- D.C. food incubator Urban Kitchen just opened its second grocery location, featuring close to 100 products produced in its facilities, according to Washingtonian.
- Urban Kitchen Grocery is more than just a niche specialty store, though. Alongside its locally produced kombuchas and granolas, it also sells conventional brands like Coke and Tabasco.
- CEO Cullen Gilchrist hopes to bring attention to local brands and eventually see them go on to broader distribution. “It’s how local gets a foothold,” he said. “It isn’t just a fun, cute thing that millennials do.”
When asked about his integration of specialty local products with conventional ones, Urban Kitchen CEO Cullen Gilchrist told Washingtonian he hopes sales of Coke and Cheerios will help support and grow his D.C.-made kombuchas, granolas and other items.
“We don’t want to be a specialty store,” he said. “If local is just a niche thing, it’s just going to be a niche thing. And then it doesn’t have any market share. It doesn’t grow.”
But is local just a niche thing? Not as much as some might think. According to the U.S. Department of Agriculture, sales of locally produced foods hit $12 billion in 2014 and are projected to reach $20 billion by 2019.
Considering this growth trend, Gilchrist’s assertion could easily be reversed: Could local products help support and grow conventional brands?
This is food for thought for supermarkets, which have seen center store sales stagnate as fresh departments thrive. There are many reasons for this, chief among them being the maturity of many grocery brands and overall lack of excitement in the department. Household staples like cereal and ketchup bring in a lot of money, but it’s tough to get shoppers to buy more than they already do.
Locally made products could add some excitement back to the department by giving it that “treasure hunt” feel many supermarkets lack. Young entrepreneurs are turning out flavorful, attractively packaged products that tend to stand out on shelves, and that carry a sustainable, community-friendly appeal to boot.

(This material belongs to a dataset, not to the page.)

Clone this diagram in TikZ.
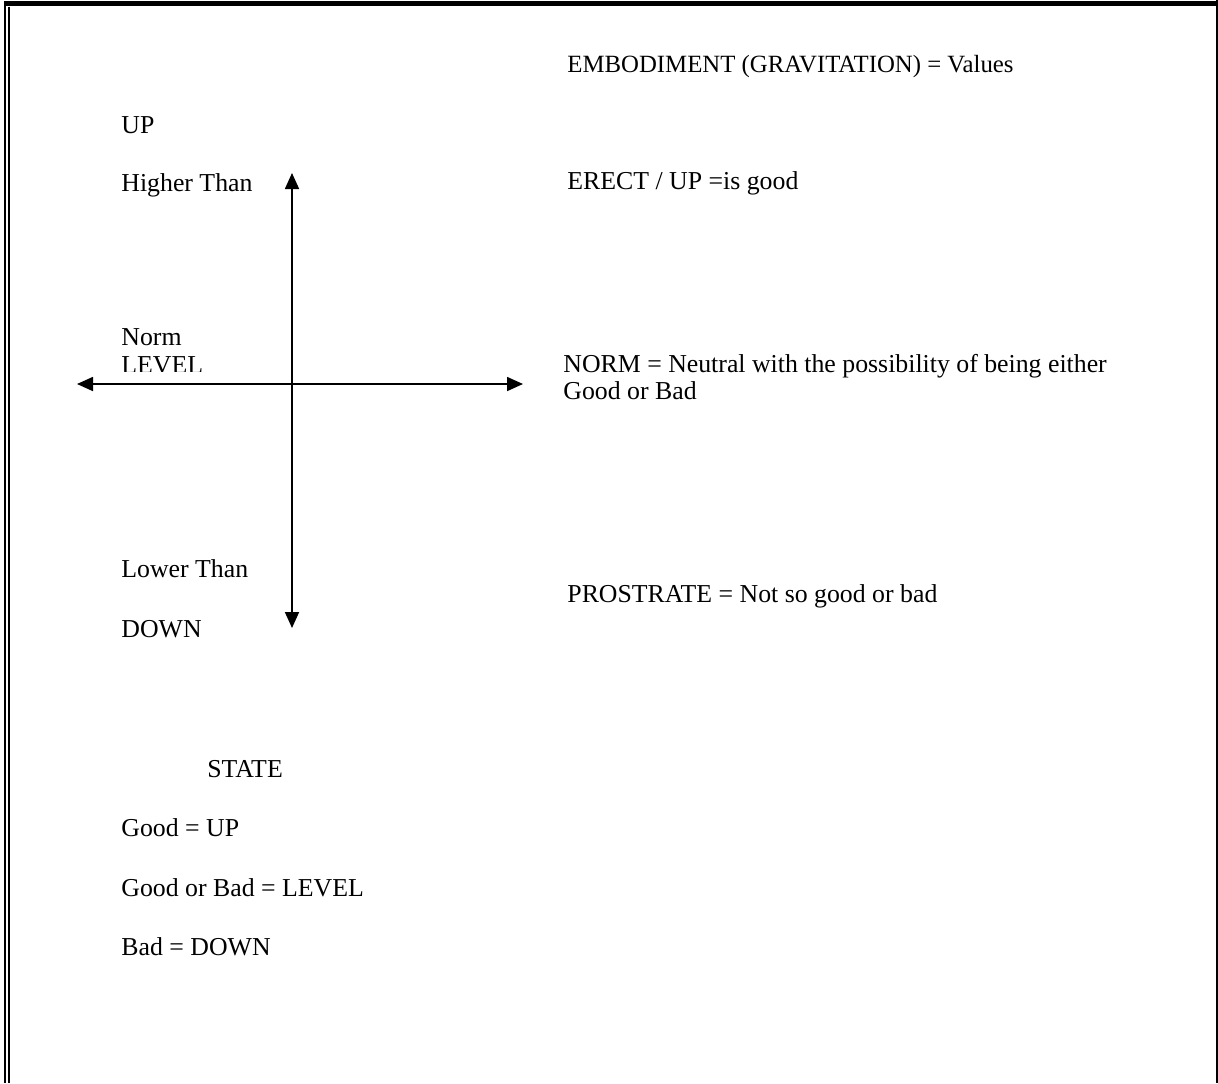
\documentclass[tikz,border=0pt]{standalone}
\usepackage{fontspec}
\setmainfont{Liberation Serif}
\usetikzlibrary{arrows.meta}

\tikzset{
  lbl/.style={anchor=base west, inner sep=0pt, font=\fontsize{12.9}{14.8}\selectfont},
  tightlbl/.style={lbl, font=\fontsize{12.4}{14.2}\selectfont},
  axisline/.style={line width=0.85pt, {Triangle[length=8pt,width=7pt]}-{Triangle[length=8pt,width=7pt]}},
  frameline/.style={line width=1.1pt}
}

\begin{document}
\begin{tikzpicture}[x=0.5pt,y=-0.5pt]
 \useasboundingbox (0,0) rectangle (1218,1083);
 % frame
 \draw[frameline] (5,4) -- (5,1083);
 \draw[frameline] (8.7,6.5) -- (8.7,1083);
 \draw[line width=2.5pt] (4,3.8) -- (1218,3.8);
 \draw[line width=0.9pt] (1217,0) -- (1217,1083);

 % axes
 \coordinate (up) at (292,173);
 \coordinate (down) at (292,628);
 \coordinate (left) at (77,384);
 \coordinate (right) at (523,384);
 \draw[axisline] (down) -- (up);
 \draw[axisline] (left) -- (right);

 % left labels
 \node[lbl] (uplbl) at (121,133) {UP};
 \node[lbl] (higher) at (121,191) {Higher Than};
 \node[lbl] (norm) at (121,345) {Norm};
 \begin{scope}
  \clip (100,350) rectangle (270,371);
  \node[lbl] (level) at (121,373) {LEVEL};
 \end{scope}
 \node[lbl] (lower) at (121,577) {Lower Than};
 \node[lbl] (downlbl) at (121,637) {DOWN};

 % right labels
 \node[tightlbl] (embody) at (567,72) {EMBODIMENT (GRAVITATION) = Values};
 \node[lbl] (erect) at (567,189) {ERECT / UP =is good};
 \node[lbl] (neutral) at (563,372) {NORM = Neutral with the possibility of being either};
 \node[lbl] (neutral2) at (563,399) {Good or Bad};
 \node[lbl] (prostrate) at (567,602) {PROSTRATE = Not so good or bad};

 % state list
 \node[lbl] (state) at (207,777) {STATE};
 \node[lbl] (good) at (121,836) {Good = UP};
 \node[lbl] (either) at (121,896) {Good or Bad = LEVEL};
 \node[lbl] (bad) at (121,955) {Bad = DOWN};
\end{tikzpicture}
\end{document}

Local sourcing has been difficult in the past, especially for large retailers whose supply channels aren’t built to support small manufacturers. It’s still a challenge, but nowadays there are more incubators and aggregators that are able to bring local products into broader distribution. Incubators like Urban Kitchen are a growing concept in cities around the country. For retailers eager to grow their grocery sales, they could be worth a look.